Global corn and wheat acreage may cut by 3% in 2026 due to growing fertilizer costs amid Middle Eastern conflict

The Iran war and the resulting near-shutdown of the Strait of Hormuz are expected to reduce planted area for corn and wheat each by 3% in 2026 compared with the prior year, as farmers shift away from nitrogen-intensive crops in response to soaring input costs, according to analysis published by the International Food Policy Research Institute in April.
Researchers Charlotte Hebebrand, Joseph Glauber, Rob Vos and Brendan Rice at IFPRI note that USDA prospective planting surveys conducted through the second week of March show soybean acreage rising 4% year-on-year — a reflection of growers substituting toward a crop that requires far less synthetic nitrogen to produce. The USDA data may not yet fully capture the acceleration in fertilizer costs that occurred in April and May, meaning actual acreage shifts could be larger.

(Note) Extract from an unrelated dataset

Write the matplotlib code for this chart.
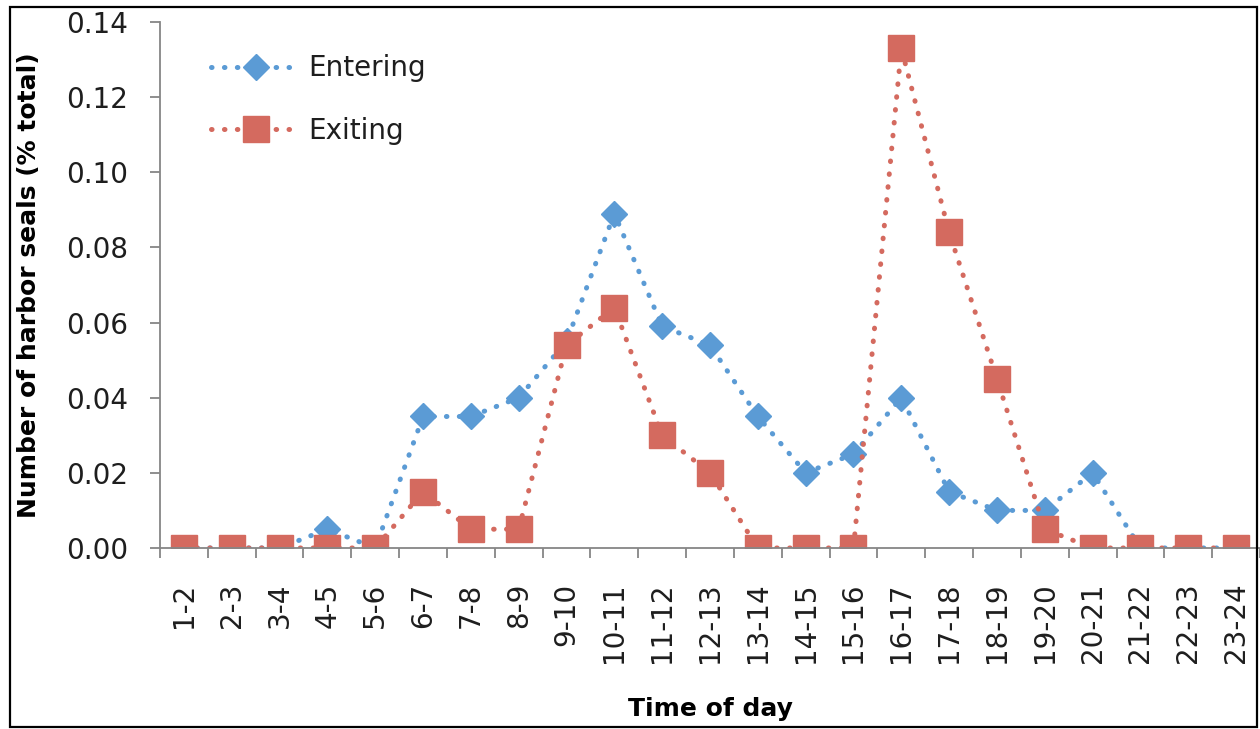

In normal years, approximately 30% of global fertilizer trade moves through the Strait of Hormuz, along with roughly 20% of globally traded liquefied natural gas — the primary feedstock for nitrogen fertilizers — and about 27% of seaborne crude oil. The conflict that began in late February has effectively halted commercial shipping through the waterway.
The UN World Food Programme estimates that if oil prices remain above $100 per barrel through June 2026, the number of people facing acute food insecurity could increase by 45 million globally. Exposure is most acute in sub-Saharan Africa and South Asia. Ethiopia, for example, sources more than 90% of its nitrogen fertilizer from the Gulf via the port of Djibouti — a supply chain that was strained even before the war began.

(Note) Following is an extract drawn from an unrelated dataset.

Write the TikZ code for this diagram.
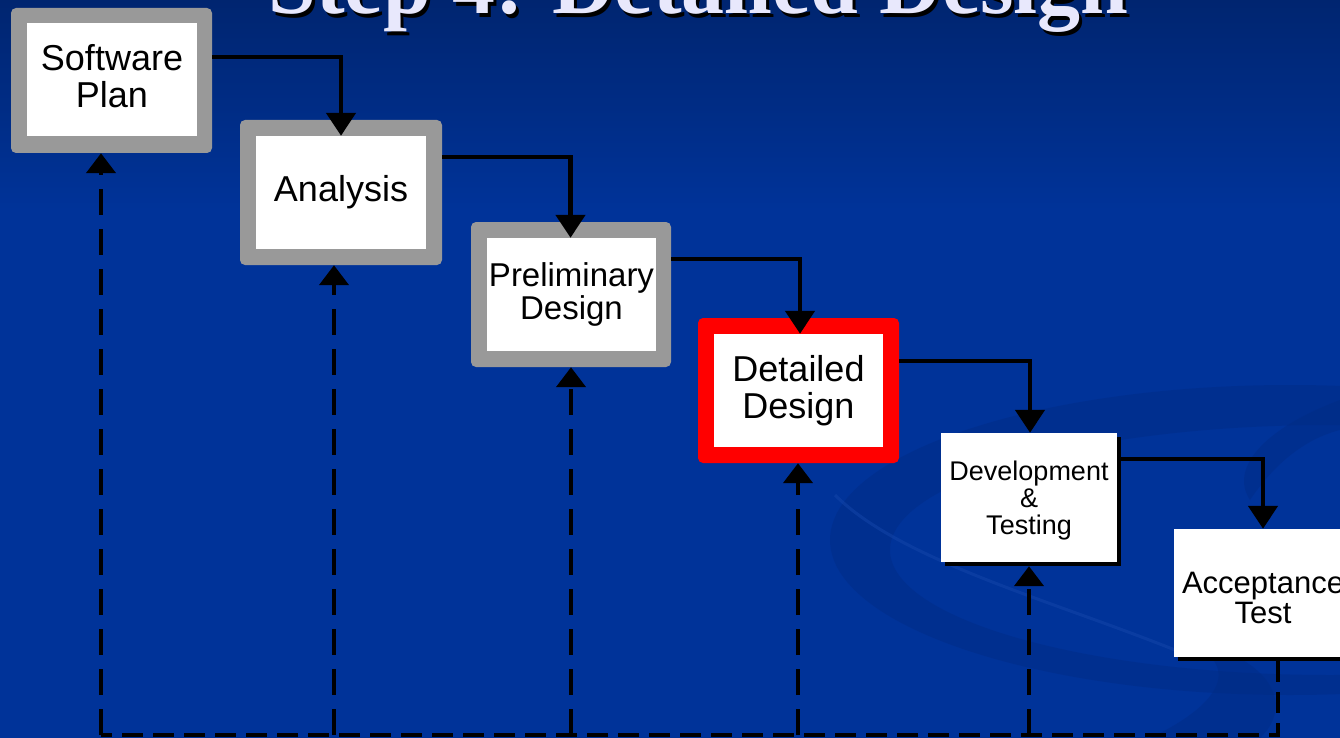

The International Fertilizer Association’s most recent short-term outlook projected global nitrogen production capacity to increase by 4% in 2026 over 2024 levels, with phosphate and potash each rising 5%, as new plants commissioned before the conflict come online. IFPRI analysts said these additions are insufficient to offset the current disruptions, particularly in the near term when the planting season is already under way across the Northern Hemisphere.
China, which produces roughly 70–80% of its nitrogen fertilizer from coal rather than natural gas, faces less direct exposure to Gulf feedstock disruption. But IFPRI noted that China’s reduced incentive to shift toward LNG-based production could entrench coal-based manufacturing, with adverse climate implications over the long term.